Reviews Add a comment

  • Shajaira27
    24 NOV, 2015
    I wish I would've read all of these comments before deciding to purchase the ingredients for this brine. I couldn't find boiled cider either, and have to time to order it online (wouldn't make it here before Thanksgiving), so I decided to make my own boiled cider. It is an insane waste of time, but my home smells delicious and it's really simply (just takes FIVE hours).
  • Joyceluvs2cook
    8 DEC, 2011
    This was the first time my family LOVED my turkey! It turned out somewhere past unbelievable! I made my own boiled apple cider, and couldn't get any hard cider here out west so I used regular apple juice. I just ordered a hard cider kit from Mr.

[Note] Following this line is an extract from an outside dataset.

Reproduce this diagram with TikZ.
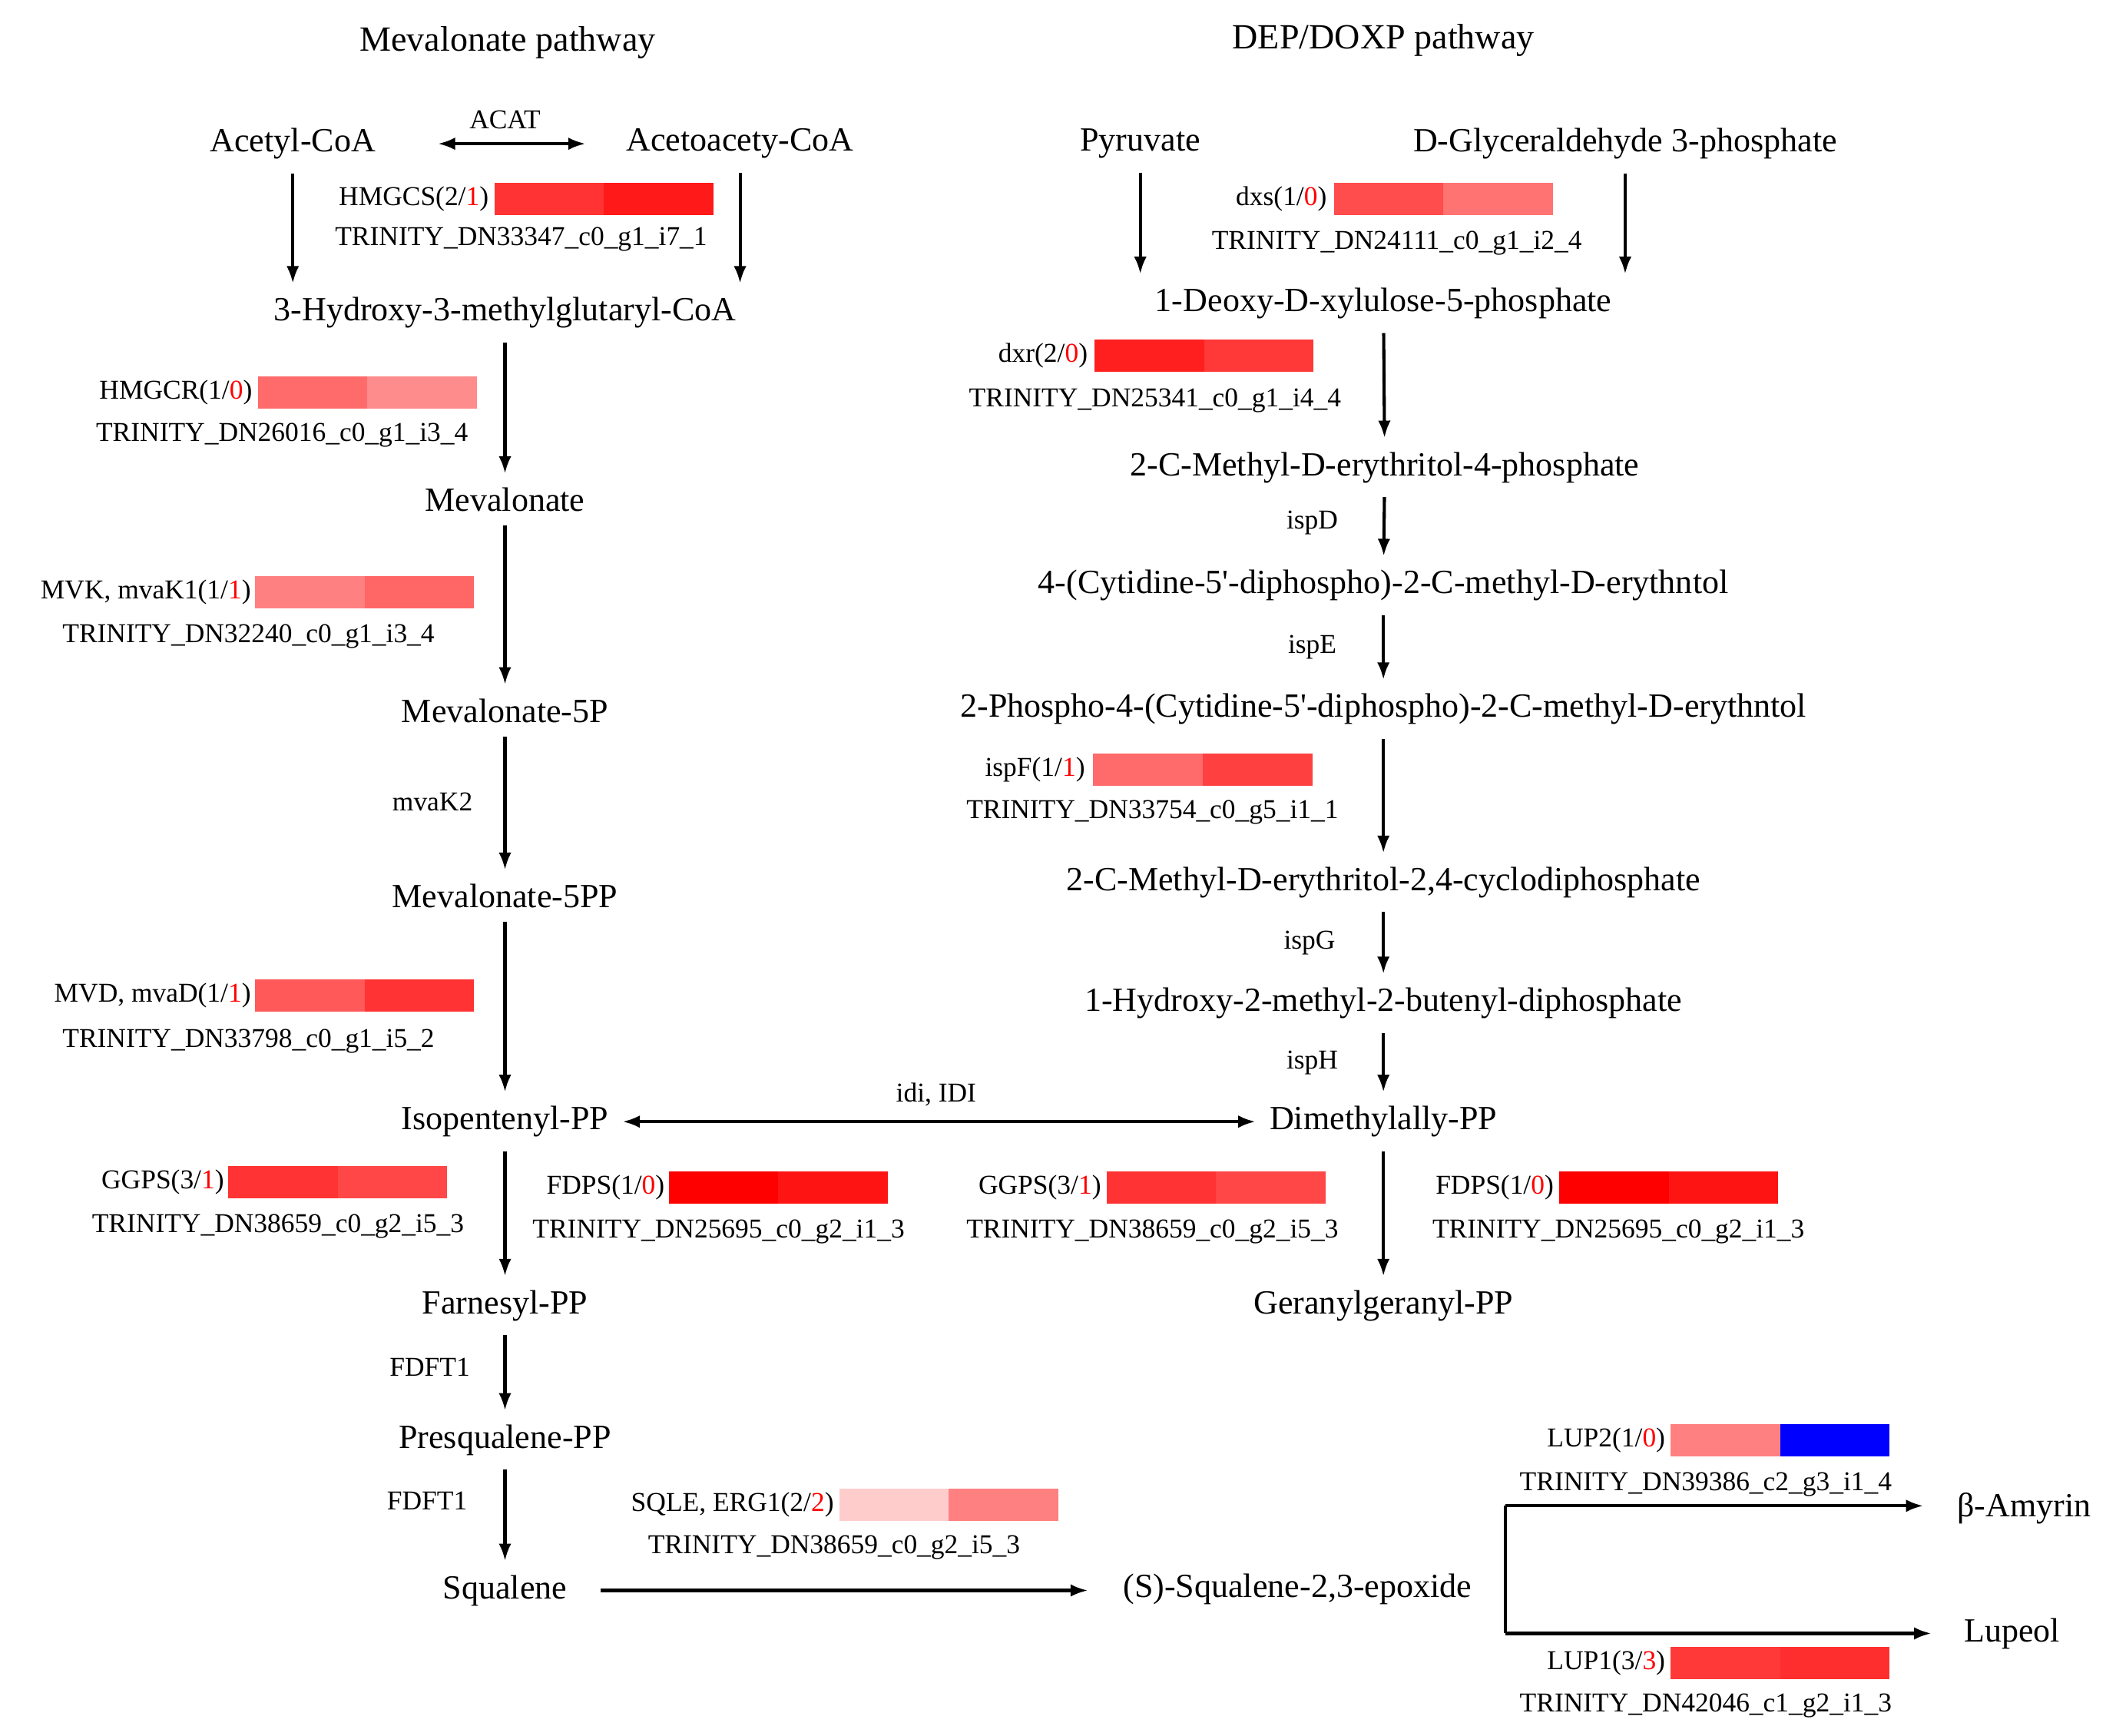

Beer and will make my own for the next turkey I do! My husband told me that it only took me 38 years (our time together) to finally learn how to make a delicious bird! Thanks Martha & Emeril.
  • rrfshn
    16 DEC, 2009
    King Arthur Flour sells boiled cider on their website. one pint - $10.95.
  • MrsEscue
    26 NOV, 2009
    i couldnt find boiled cider or hard cider either, ANYWHERE. i used apple juice in place, ive used emerils brines every year for thanksgiving
  • works2hrd
    25 NOV, 2009
    I can't find boiled cider anywhere. Would apple juice be an acceptable substitute? Or should I just adjust the ratio of hard cider to apple cider to get the correct volume?
  • bperrell3
    23 NOV, 2009
    can I deep fry my turkey after using this brine recipe?
  • CarolTaylor
    23 NOV, 2009
    What is the approx. cook time per lb.?
  • ebonyrose
    23 NOV, 2009
    How much sodium per serving? My husband is on a restricted sodium, very-low sodium diet.
  • petitemlleavery
    23 NOV, 2009
    Do I double this recipe for a 20 lb turkey??? Help! Thanks.
  • julieeliz
    23 NOV, 2009
    What is boiled cider and hard cider? Any substitutions?